What is being asked →
Skip the pictures and extract all of the lines exactly as written.

Excerpted data →

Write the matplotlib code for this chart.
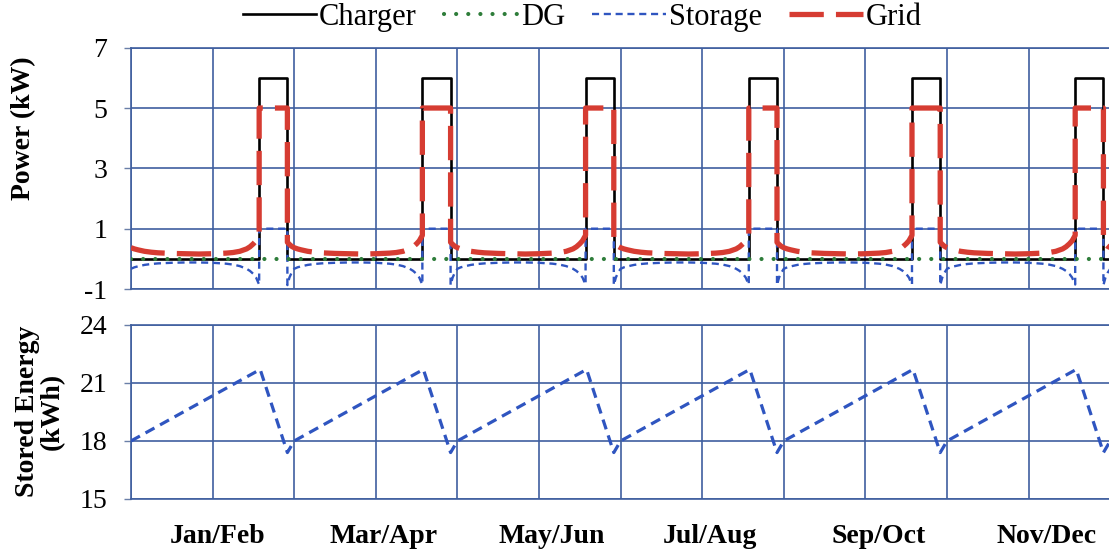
import numpy as np
import matplotlib
matplotlib.use("Agg")
import matplotlib.pyplot as plt

plt.rcParams['font.family'] = ['Liberation Serif', 'DejaVu Serif']
plt.rcParams['axes.unicode_minus'] = False

# one representative day per two-month block (hours), repeated for the year
periods = ['Jan/Feb', 'Mar/Apr', 'May/Jun', 'Jul/Aug', 'Sep/Oct', 'Nov/Dec']
hours = [0, 0.5, 1, 2, 3, 4, 6, 8, 10, 12, 14, 15, 16, 17, 17.5, 18, 18.4, 18.7,
         18.85, 18.85, 23.0, 23.0, 23.3, 23.6, 24]
charger_kw = [0, 0, 0, 0, 0, 0, 0, 0, 0, 0, 0, 0, 0, 0, 0, 0, 0, 0,
              0, 6.0, 6.0, 0, 0, 0, 0]
dg_kw = [0] * len(hours)
storage_kw = [-0.33, -0.28, -0.25, -0.2, -0.17, -0.15, -0.13, -0.12, -0.12, -0.13,
              -0.16, -0.19, -0.24, -0.33, -0.4, -0.5, -0.62, -0.78,
              -0.85, 1.0, 1.0, -0.87, -0.62, -0.47, -0.33]
grid_kw = [0.37, 0.33, 0.3, 0.25, 0.22, 0.2, 0.18, 0.17, 0.16, 0.17,
           0.19, 0.21, 0.25, 0.33, 0.4, 0.5, 0.6, 0.72,
           0.78, 5.0, 5.0, 0.55, 0.48, 0.42, 0.37]

hours_e = [0, 19, 23, 24]
stored_kwh = [18.0, 21.7, 17.4, 18.0]

# label centres (hours along the axis)
label_x = [12.8, 37.1, 61.8, 85.1, 109.9, 134.6]

n = len(periods)
x_p = np.concatenate([np.array(hours) + 24 * k for k in range(n)])
x_e = np.concatenate([np.array(hours_e) + 24 * k for k in range(n)])


def rep(v):
    return np.tile(np.array(v, dtype=float), n)


grid_col = '#3f5f9f'
fig = plt.figure(figsize=(11.09, 5.54), dpi=100)
ax1 = fig.add_axes([0.1181, 0.4783, 0.8830, 0.4356])
ax2 = fig.add_axes([0.1181, 0.0993, 0.8830, 0.3141])

l_ch, = ax1.plot(x_p, rep(charger_kw), color='black', lw=1.9, zorder=3, label='Charger')
l_st, = ax1.plot(x_p, rep(storage_kw), color='#2f55c0', lw=1.7, ls=(0, (3.0, 2.0)),
                 zorder=4, label='Storage')
l_gr, = ax1.plot(x_p, rep(grid_kw), color='#d63c32', lw=3.8, ls=(0, (6.5, 2.3)),
                 zorder=5, label='Grid')
l_dg, = ax1.plot(x_p, rep(dg_kw), color='#2e7d3a', lw=3.0, ls=(0, (0.01, 2.9)),
                 dash_capstyle='round', zorder=6, label='DG')

ax2.plot(x_e, rep(stored_kwh), color='#2f55c0', lw=2.3, ls=(0, (3.2, 2.0)), zorder=4)

for ax, lo, hi, ticks in [(ax1, -1, 7, [-1, 1, 3, 5, 7]), (ax2, 15, 24, [15, 18, 21, 24])]:
    ax.set_xlim(0, 24 * n)
    ax.set_ylim(lo, hi)
    ax.set_yticks(ticks)
    ax.set_xticks(np.arange(0, 24 * n + 1, 12))
    ax.set_xticklabels([])
    ax.grid(True, color=grid_col, lw=1.2)
    ax.set_axisbelow(True)
    ax.tick_params(axis='y', length=5, width=1.0, color='#6a7fa8', pad=12, labelsize=20)
    ax.tick_params(axis='x', length=0)
    for s in ax.spines.values():
        s.set_color(grid_col)
        s.set_linewidth(1.2)

for name, xc in zip(periods, label_x):
    ax2.text(xc, -0.218, name, transform=ax2.get_xaxis_transform(), ha='center',
             va='center', fontsize=20, fontweight='bold')

fig.text(0.021, 0.768, 'Power (kW)', rotation=90, ha='center', va='center',
         fontsize=20, fontweight='bold')
fig.text(0.036, 0.258, 'Stored Energy\n(kWh)', rotation=90, ha='center', va='center',
         multialignment='center', fontsize=20, fontweight='bold', linespacing=1.0)

fig.legend(handles=[l_ch, l_dg, l_st, l_gr], loc='upper center', bbox_to_anchor=(0.525, 1.045),
           ncol=4, frameon=False, fontsize=22, handlelength=2.4, handletextpad=0.1,
           columnspacing=0.9)

fig.savefig('out.png', dpi=100)
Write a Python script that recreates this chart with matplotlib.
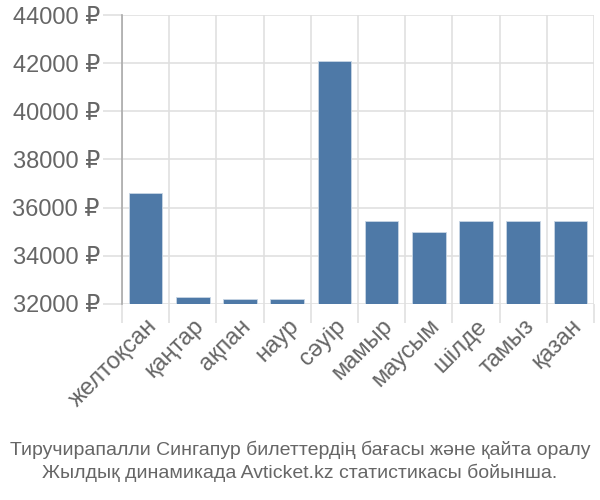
import matplotlib.pyplot as plt
import numpy as np

months = ["желтоқсан", "қаңтар", "ақпан", "наур", "сәуір",
          "мамыр", "маусым", "шілде", "тамыз", "қазан"]
prices = [36620, 32290, 32200, 32200, 42070, 35460, 35000, 35460, 35460, 35460]
yticks = [32000, 34000, 36000, 38000, 40000, 42000, 44000]
caption = ("Тиручирапалли Сингапур билеттердің бағасы және қайта оралу\n"
           "Жылдық динамикада Avticket.kz статистикасы бойынша.")

plt.rcParams['font.family'] = ['Liberation Sans', 'DejaVu Sans']
text_color = "#666666"
grid_color = "#e0e0e0"

fig = plt.figure(figsize=(6, 5), dpi=100)
ax = fig.add_axes([0.2033, 0.392, 0.7867, 0.578])

x = np.arange(len(months))
base = yticks[0]
ax.bar(x, [p - base for p in prices], bottom=base, width=0.71,
       color="#4e79a7", edgecolor="#c8d6e5", linewidth=0.6, zorder=3)

ax.set_xlim(-0.5, len(months) - 0.5)
ax.set_ylim(yticks[0], yticks[-1])

ax.set_yticks(yticks)
ax.set_yticklabels([f"{v} ₽" for v in yticks], fontsize=17, color=text_color)
ax.tick_params(axis="y", length=14, width=1.2, color=grid_color, pad=2)

ax.set_xticks(x)
ax.set_xticklabels(months, rotation=45, ha="right", rotation_mode="anchor",
                   fontsize=17, color=text_color)
ax.tick_params(axis="x", which="major", length=0, pad=8)
ax.set_xticks(np.arange(-0.5, len(months)), minor=True)
ax.tick_params(axis="x", which="minor", length=14, width=1.2, color=grid_color)

ax.grid(True, axis="y", color=grid_color, linewidth=1.2, zorder=0)
ax.grid(True, axis="x", which="minor", color=grid_color, linewidth=1.2, zorder=0)

for s in ["top", "right", "bottom"]:
    ax.spines[s].set_visible(False)
ax.spines["left"].set_color("#aaaaaa")
ax.spines["left"].set_linewidth(1.2)
ax.spines["left"].set_zorder(4)

fig.text(0.5, 0.035, caption, ha="center", va="bottom", fontsize=14,
         color=text_color, linespacing=1.35)

fig.savefig("out.png", dpi=100)
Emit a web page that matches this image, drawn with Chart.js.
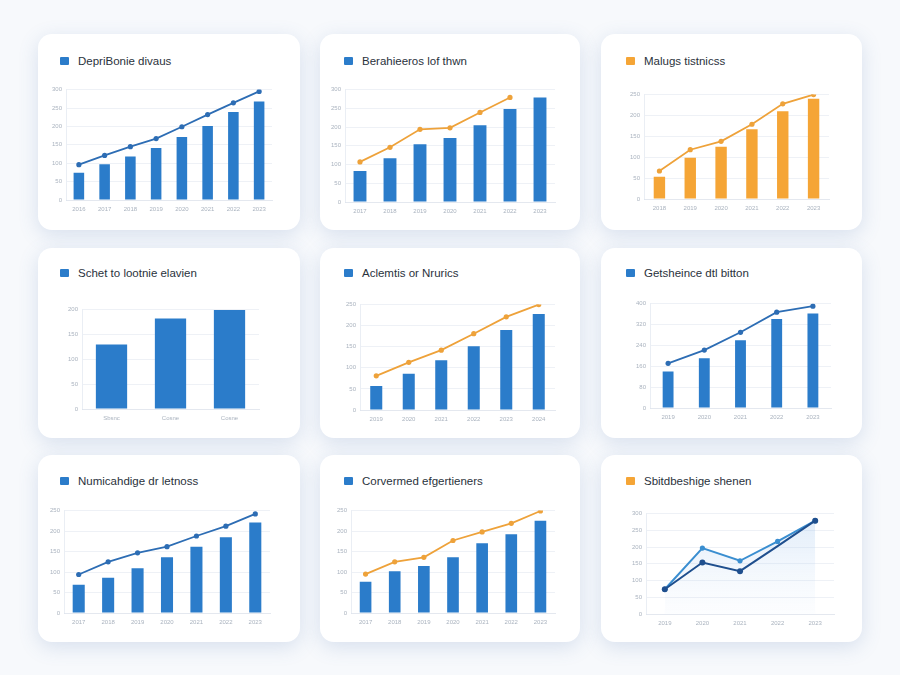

Exercise response →
Write the matplotlib code for this chart.
import numpy as np
import matplotlib
matplotlib.use("Agg")
import matplotlib.pyplot as plt

plt.rcParams['font.family'] = ['Liberation Serif', 'DejaVu Serif']
plt.rcParams['axes.unicode_minus'] = False

# one representative day per two-month block (hours), repeated for the year
periods = ['Jan/Feb', 'Mar/Apr', 'May/Jun', 'Jul/Aug', 'Sep/Oct', 'Nov/Dec']
hours = [0, 0.5, 1, 2, 3, 4, 6, 8, 10, 12, 14, 15, 16, 17, 17.5, 18, 18.4, 18.7,
         18.85, 18.85, 23.0, 23.0, 23.3, 23.6, 24]
charger_kw = [0, 0, 0, 0, 0, 0, 0, 0, 0, 0, 0, 0, 0, 0, 0, 0, 0, 0,
              0, 6.0, 6.0, 0, 0, 0, 0]
dg_kw = [0] * len(hours)
storage_kw = [-0.33, -0.28, -0.25, -0.2, -0.17, -0.15, -0.13, -0.12, -0.12, -0.13,
              -0.16, -0.19, -0.24, -0.33, -0.4, -0.5, -0.62, -0.78,
              -0.85, 1.0, 1.0, -0.87, -0.62, -0.47, -0.33]
grid_kw = [0.37, 0.33, 0.3, 0.25, 0.22, 0.2, 0.18, 0.17, 0.16, 0.17,
           0.19, 0.21, 0.25, 0.33, 0.4, 0.5, 0.6, 0.72,
           0.78, 5.0, 5.0, 0.55, 0.48, 0.42, 0.37]

hours_e = [0, 19, 23, 24]
stored_kwh = [18.0, 21.7, 17.4, 18.0]

# label centres (hours along the axis)
label_x = [12.8, 37.1, 61.8, 85.1, 109.9, 134.6]

n = len(periods)
x_p = np.concatenate([np.array(hours) + 24 * k for k in range(n)])
x_e = np.concatenate([np.array(hours_e) + 24 * k for k in range(n)])


def rep(v):
    return np.tile(np.array(v, dtype=float), n)


grid_col = '#3f5f9f'
fig = plt.figure(figsize=(11.09, 5.54), dpi=100)
ax1 = fig.add_axes([0.1181, 0.4783, 0.8830, 0.4356])
ax2 = fig.add_axes([0.1181, 0.0993, 0.8830, 0.3141])

l_ch, = ax1.plot(x_p, rep(charger_kw), color='black', lw=1.9, zorder=3, label='Charger')
l_st, = ax1.plot(x_p, rep(storage_kw), color='#2f55c0', lw=1.7, ls=(0, (3.0, 2.0)),
                 zorder=4, label='Storage')
l_gr, = ax1.plot(x_p, rep(grid_kw), color='#d63c32', lw=3.8, ls=(0, (6.5, 2.3)),
                 zorder=5, label='Grid')
l_dg, = ax1.plot(x_p, rep(dg_kw), color='#2e7d3a', lw=3.0, ls=(0, (0.01, 2.9)),
                 dash_capstyle='round', zorder=6, label='DG')

ax2.plot(x_e, rep(stored_kwh), color='#2f55c0', lw=2.3, ls=(0, (3.2, 2.0)), zorder=4)

for ax, lo, hi, ticks in [(ax1, -1, 7, [-1, 1, 3, 5, 7]), (ax2, 15, 24, [15, 18, 21, 24])]:
    ax.set_xlim(0, 24 * n)
    ax.set_ylim(lo, hi)
    ax.set_yticks(ticks)
    ax.set_xticks(np.arange(0, 24 * n + 1, 12))
    ax.set_xticklabels([])
    ax.grid(True, color=grid_col, lw=1.2)
    ax.set_axisbelow(True)
    ax.tick_params(axis='y', length=5, width=1.0, color='#6a7fa8', pad=12, labelsize=20)
    ax.tick_params(axis='x', length=0)
    for s in ax.spines.values():
        s.set_color(grid_col)
        s.set_linewidth(1.2)

for name, xc in zip(periods, label_x):
    ax2.text(xc, -0.218, name, transform=ax2.get_xaxis_transform(), ha='center',
             va='center', fontsize=20, fontweight='bold')

fig.text(0.021, 0.768, 'Power (kW)', rotation=90, ha='center', va='center',
         fontsize=20, fontweight='bold')
fig.text(0.036, 0.258, 'Stored Energy\n(kWh)', rotation=90, ha='center', va='center',
         multialignment='center', fontsize=20, fontweight='bold', linespacing=1.0)

fig.legend(handles=[l_ch, l_dg, l_st, l_gr], loc='upper center', bbox_to_anchor=(0.525, 1.045),
           ncol=4, frameon=False, fontsize=22, handlelength=2.4, handletextpad=0.1,
           columnspacing=0.9)

fig.savefig('out.png', dpi=100)
Write a Python script that recreates this chart with matplotlib.
import matplotlib.pyplot as plt
import numpy as np

months = ["желтоқсан", "қаңтар", "ақпан", "наур", "сәуір",
          "мамыр", "маусым", "шілде", "тамыз", "қазан"]
prices = [36620, 32290, 32200, 32200, 42070, 35460, 35000, 35460, 35460, 35460]
yticks = [32000, 34000, 36000, 38000, 40000, 42000, 44000]
caption = ("Тиручирапалли Сингапур билеттердің бағасы және қайта оралу\n"
           "Жылдық динамикада Avticket.kz статистикасы бойынша.")

plt.rcParams['font.family'] = ['Liberation Sans', 'DejaVu Sans']
text_color = "#666666"
grid_color = "#e0e0e0"

fig = plt.figure(figsize=(6, 5), dpi=100)
ax = fig.add_axes([0.2033, 0.392, 0.7867, 0.578])

x = np.arange(len(months))
base = yticks[0]
ax.bar(x, [p - base for p in prices], bottom=base, width=0.71,
       color="#4e79a7", edgecolor="#c8d6e5", linewidth=0.6, zorder=3)

ax.set_xlim(-0.5, len(months) - 0.5)
ax.set_ylim(yticks[0], yticks[-1])

ax.set_yticks(yticks)
ax.set_yticklabels([f"{v} ₽" for v in yticks], fontsize=17, color=text_color)
ax.tick_params(axis="y", length=14, width=1.2, color=grid_color, pad=2)

ax.set_xticks(x)
ax.set_xticklabels(months, rotation=45, ha="right", rotation_mode="anchor",
                   fontsize=17, color=text_color)
ax.tick_params(axis="x", which="major", length=0, pad=8)
ax.set_xticks(np.arange(-0.5, len(months)), minor=True)
ax.tick_params(axis="x", which="minor", length=14, width=1.2, color=grid_color)

ax.grid(True, axis="y", color=grid_color, linewidth=1.2, zorder=0)
ax.grid(True, axis="x", which="minor", color=grid_color, linewidth=1.2, zorder=0)

for s in ["top", "right", "bottom"]:
    ax.spines[s].set_visible(False)
ax.spines["left"].set_color("#aaaaaa")
ax.spines["left"].set_linewidth(1.2)
ax.spines["left"].set_zorder(4)

fig.text(0.5, 0.035, caption, ha="center", va="bottom", fontsize=14,
         color=text_color, linespacing=1.35)

fig.savefig("out.png", dpi=100)
Emit a web page that matches this image, drawn with Chart.js.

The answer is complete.